Mind you, none of this will turn the Maverick Tremor into the sort of truck that can hang with a Jeep Gladiator out on the trail, but it still ups the pickup's off-road fun factor. The model-specific front fascia improves the Maverick's approach angle to 30.7 degrees, and there's a steel skid plate for added protection. Prominent orange recovery hooks adorn the Tremor's front end, too, just in case things really get out of hand.

A fine daily driver

During the course of daily driving on paved roads, the Maverick is nothing short of pleasant. Great visibility combined with its small stature makes the Maverick easy to parallel park on congested city streets, and the light steering and solid stability are helpful for quickly maneuvering through traffic.

When it's time to haul, the 4.5-foot bed is big enough to accommodate large-ish objects, with 33 cubic feet of volume. That's plenty of room for a few bags of mulch or an impulse appliance purchase from Home Depot, and while the bed itself doesn't have the same sort of innovative tailgate or underfloor storage features as larger trucks, it's super easy to step in and out of, with an power sliding rear window pass-through into the cabin.

For $650, you can spring for Ford's Co-Pilot 360 suite, giving you access to helpful features like blind-spot monitoring, cross-traffic alert, and lane keeping assist, all of which work exactly as advertised. If you spec the Tremor pack on top of the Lariat trim, a Co-Pilot 360 Assist option opens up that includes adaptive cruise control with lane-centering, parking sensors, and evasive steering assist, but you have to then add the standard 360 kit as part of the $2,610 Lariat Luxury group, and this adds amenities like heated seats, a Bang & Olufsen sound system, embedded navigation, and more.

Skip the leather in this durable interior

Despite its small dimensions, the Maverick is rather roomy inside. Even the rear bench has enough head- and legroom to house taller adults without too much complaining, and there are USB-A and USB-C charging ports for both rows, so everyone's devices can stay fully juiced.

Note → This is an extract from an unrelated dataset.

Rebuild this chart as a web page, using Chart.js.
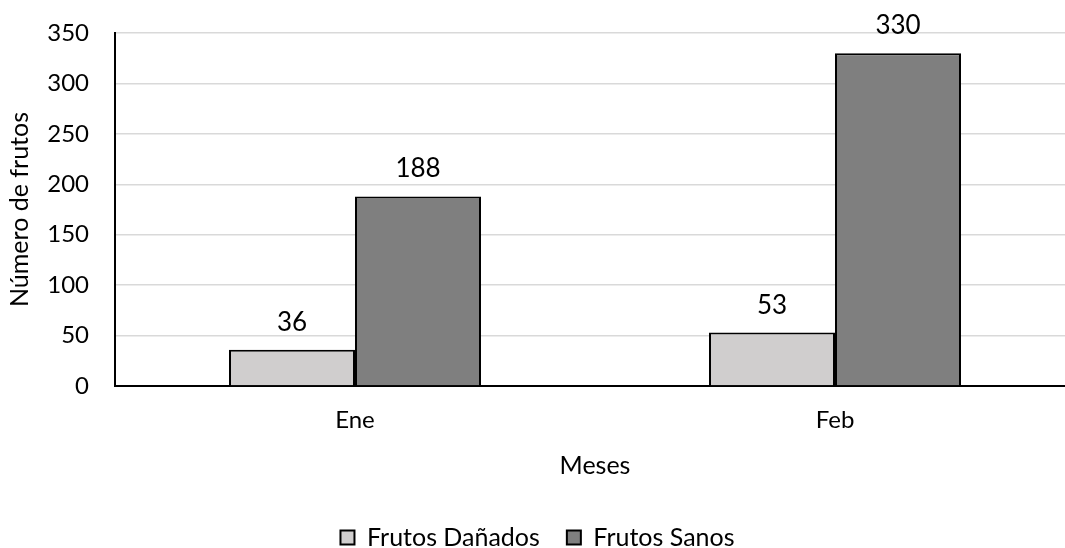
<!DOCTYPE html>
<html>
<head>
<meta charset="utf-8">
<script src="https://cdn.jsdelivr.net/npm/chart.js@4.4.1/dist/chart.umd.min.js"></script>
<style>
  html, body { margin: 0; padding: 0; background: #fff; overflow: hidden; }
  #wrap { width: 1065px; height: 548px; overflow: hidden; }
</style>
</head>
<body>
<div id="wrap"><canvas id="c" width="1075" height="560"></canvas></div>
<script>
const categories = ['Ene', 'Feb'];
const frutosDanados = [36, 53];
const frutosSanos = [188, 330];
const seriesNames = ['Frutos Dañados', 'Frutos Sanos'];
const yTicks = [0, 50, 100, 150, 200, 250, 300, 350];

const FONT = 'Lato, "Open Sans", sans-serif';

// Writes each bar's value centred above it
const valueLabels = {
  id: 'valueLabels',
  afterDatasetsDraw(chart) {
    const ctx = chart.ctx;
    ctx.save();
    ctx.font = '26px ' + FONT;
    ctx.fillStyle = '#000';
    ctx.textAlign = 'center';
    ctx.textBaseline = 'alphabetic';
    chart.data.datasets.forEach((ds, i) => {
      chart.getDatasetMeta(i).data.forEach((bar, j) => {
        ctx.fillText(String(ds.data[j]), bar.x, bar.y - 19);
      });
    });
    ctx.restore();
  }
};

new Chart(document.getElementById('c'), {
  type: 'bar',
  data: {
    labels: categories,
    datasets: [
      { label: seriesNames[0], data: frutosDanados, backgroundColor: '#d0cece', borderColor: '#000', borderWidth: 2 },
      { label: seriesNames[1], data: frutosSanos, backgroundColor: '#7f7f7f', borderColor: '#000', borderWidth: 2 }
    ]
  },
  options: {
    responsive: false,
    animation: false,
    layout: { padding: { top: 33, right: 0, left: 0, bottom: 0 } },
    datasets: { bar: { categoryPercentage: 0.525, barPercentage: 1 } },
    scales: {
      x: {
        grid: { display: false },
        border: { color: '#000', width: 2 },
        ticks: { color: '#000', font: { family: FONT, size: 24 }, padding: 12 },
        title: { display: true, text: 'Meses', color: '#000', font: { family: FONT, size: 25 }, padding: { top: 0, bottom: 17 } },
        afterFit(s) { s.height = 112; }
      },
      y: {
        min: 0, max: 350,
        afterBuildTicks(s) { s.ticks = yTicks.map(v => ({ value: v })); },
        grid: { color: '#d9d9d9', lineWidth: 1.5, drawTicks: false },
        border: { color: '#000', width: 2 },
        ticks: { color: '#000', font: { family: FONT, size: 24 }, padding: 26 },
        title: { display: true, text: 'Número de frutos', color: '#000', font: { family: FONT, size: 25 }, padding: { top: 5, bottom: 0 } },
        afterFit(s) { s.width = 115; s.paddingTop = 0; s.paddingBottom = 0; }
      }
    },
    plugins: {
      legend: {
        position: 'bottom',
        labels: {
          color: '#000',
          font: { family: FONT, size: 25 },
          boxWidth: 14, boxHeight: 14,
          padding: 27,
          useBorderRadius: false
        }
      },
      tooltip: { enabled: false }
    }
  },
  plugins: [valueLabels]
});
</script>
</body>
</html>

Nothing about the Maverick's interior is particularly luxurious, even on the high-end Lariat trim. Honestly, the faux ActiveX 'leather' looks and feels cheap, and somewhat out of place in this obviously bargain-minded truck. Stick with the cloth seats of the XLT, which are seriously comfortable and look more at home against the durable plastic surfaces throughout the cabin.

All Mavericks come with an 8-inch touchscreen in the dash, and while there's a nice little cubby to the right of the display, it's not actually big enough to hold anything useful — phones included. Ford's Sync 3 tech is definitely outdated at this point, though I'll give it kudos for being immediately responsive to inputs and a cinch to navigate. Besides, Apple CarPlay and Android Auto come standard. Just use one of those.

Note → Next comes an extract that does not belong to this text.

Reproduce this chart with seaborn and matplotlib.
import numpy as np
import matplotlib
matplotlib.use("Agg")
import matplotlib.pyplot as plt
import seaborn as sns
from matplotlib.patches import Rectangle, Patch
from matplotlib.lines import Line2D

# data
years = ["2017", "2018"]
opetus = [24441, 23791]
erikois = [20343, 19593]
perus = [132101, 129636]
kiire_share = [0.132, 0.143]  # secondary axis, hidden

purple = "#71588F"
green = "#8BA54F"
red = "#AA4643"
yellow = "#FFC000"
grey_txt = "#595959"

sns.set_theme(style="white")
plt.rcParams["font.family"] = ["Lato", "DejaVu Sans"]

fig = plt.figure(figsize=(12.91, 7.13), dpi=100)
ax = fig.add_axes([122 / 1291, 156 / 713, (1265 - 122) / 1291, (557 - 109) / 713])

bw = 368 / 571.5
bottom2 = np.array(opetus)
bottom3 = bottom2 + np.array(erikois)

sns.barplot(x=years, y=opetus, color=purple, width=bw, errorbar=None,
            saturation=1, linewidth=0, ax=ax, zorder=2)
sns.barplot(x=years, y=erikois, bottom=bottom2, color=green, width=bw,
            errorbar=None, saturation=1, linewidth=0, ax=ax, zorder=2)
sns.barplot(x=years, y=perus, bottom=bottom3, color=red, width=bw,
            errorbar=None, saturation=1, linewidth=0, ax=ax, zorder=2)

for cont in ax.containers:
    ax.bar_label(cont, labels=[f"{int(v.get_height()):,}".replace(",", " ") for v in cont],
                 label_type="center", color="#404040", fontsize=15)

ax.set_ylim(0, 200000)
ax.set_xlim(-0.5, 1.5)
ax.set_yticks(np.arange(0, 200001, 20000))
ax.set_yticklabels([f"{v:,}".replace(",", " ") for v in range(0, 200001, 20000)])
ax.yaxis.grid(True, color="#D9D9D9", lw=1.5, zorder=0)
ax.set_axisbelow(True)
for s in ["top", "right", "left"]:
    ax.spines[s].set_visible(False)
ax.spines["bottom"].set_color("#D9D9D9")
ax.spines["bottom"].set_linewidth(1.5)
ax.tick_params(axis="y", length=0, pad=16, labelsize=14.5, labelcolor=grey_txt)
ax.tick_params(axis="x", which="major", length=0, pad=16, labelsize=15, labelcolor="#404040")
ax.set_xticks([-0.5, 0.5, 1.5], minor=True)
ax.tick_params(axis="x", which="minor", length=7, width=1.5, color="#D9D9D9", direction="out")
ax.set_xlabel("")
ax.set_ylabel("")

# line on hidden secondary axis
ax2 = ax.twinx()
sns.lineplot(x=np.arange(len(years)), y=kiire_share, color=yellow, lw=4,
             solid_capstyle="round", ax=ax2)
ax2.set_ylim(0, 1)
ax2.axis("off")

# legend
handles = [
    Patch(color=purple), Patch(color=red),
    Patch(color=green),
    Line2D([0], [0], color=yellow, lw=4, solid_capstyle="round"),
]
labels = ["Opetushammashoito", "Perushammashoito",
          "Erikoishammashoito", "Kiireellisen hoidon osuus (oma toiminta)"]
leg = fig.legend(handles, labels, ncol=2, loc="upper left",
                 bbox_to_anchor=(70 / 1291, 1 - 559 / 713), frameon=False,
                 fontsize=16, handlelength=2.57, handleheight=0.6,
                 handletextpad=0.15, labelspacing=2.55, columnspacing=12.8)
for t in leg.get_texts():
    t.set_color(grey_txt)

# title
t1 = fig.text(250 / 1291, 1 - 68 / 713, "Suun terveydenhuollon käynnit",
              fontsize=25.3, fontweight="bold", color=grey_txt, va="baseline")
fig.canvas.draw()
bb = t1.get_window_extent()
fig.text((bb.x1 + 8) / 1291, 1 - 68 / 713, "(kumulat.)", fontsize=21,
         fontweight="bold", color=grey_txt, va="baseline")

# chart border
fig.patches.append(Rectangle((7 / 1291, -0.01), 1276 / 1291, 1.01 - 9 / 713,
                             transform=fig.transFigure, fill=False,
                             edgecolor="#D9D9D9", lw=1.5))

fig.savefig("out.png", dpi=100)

2023 Ford Maverick Tremor verdict

For now, the Maverick only has one main competitor: the Hyundai Santa Cruz. This Tucson-based pickup is a little larger and doesn't offer any sort of off-road trim. But Hyundai's offering is also nicer to drive on-road, with more luxurious accommodations and far better infotainment and driver-assistance tech. You pay for the privilege, though; trim for trim, the Santa Cruz is more expensive than a Maverick.

The cheapest way to get into a Maverick Tremor is to stick with the lower-grade XLT, where you're looking at a starting price of $31,665 including destination. That's not bad, all things considered, and the XLT really feels like the better buy of the two Tremor trims. All loaded up, a Maverick Lariat Tremor can crest $40,000, which kind of goes against this compact truck's ethos.

The truth is, the Maverick is really at its best in a mid-level spec with the excellent hybrid powertrain. Even the turbocharged non-Tremor models offer more capability with greater efficiency. The Tremor treatment looks cool and gives this pickup some added purpose, but it really belies the Maverick's inherent brilliance as a useful little truck that's super affordable and efficient.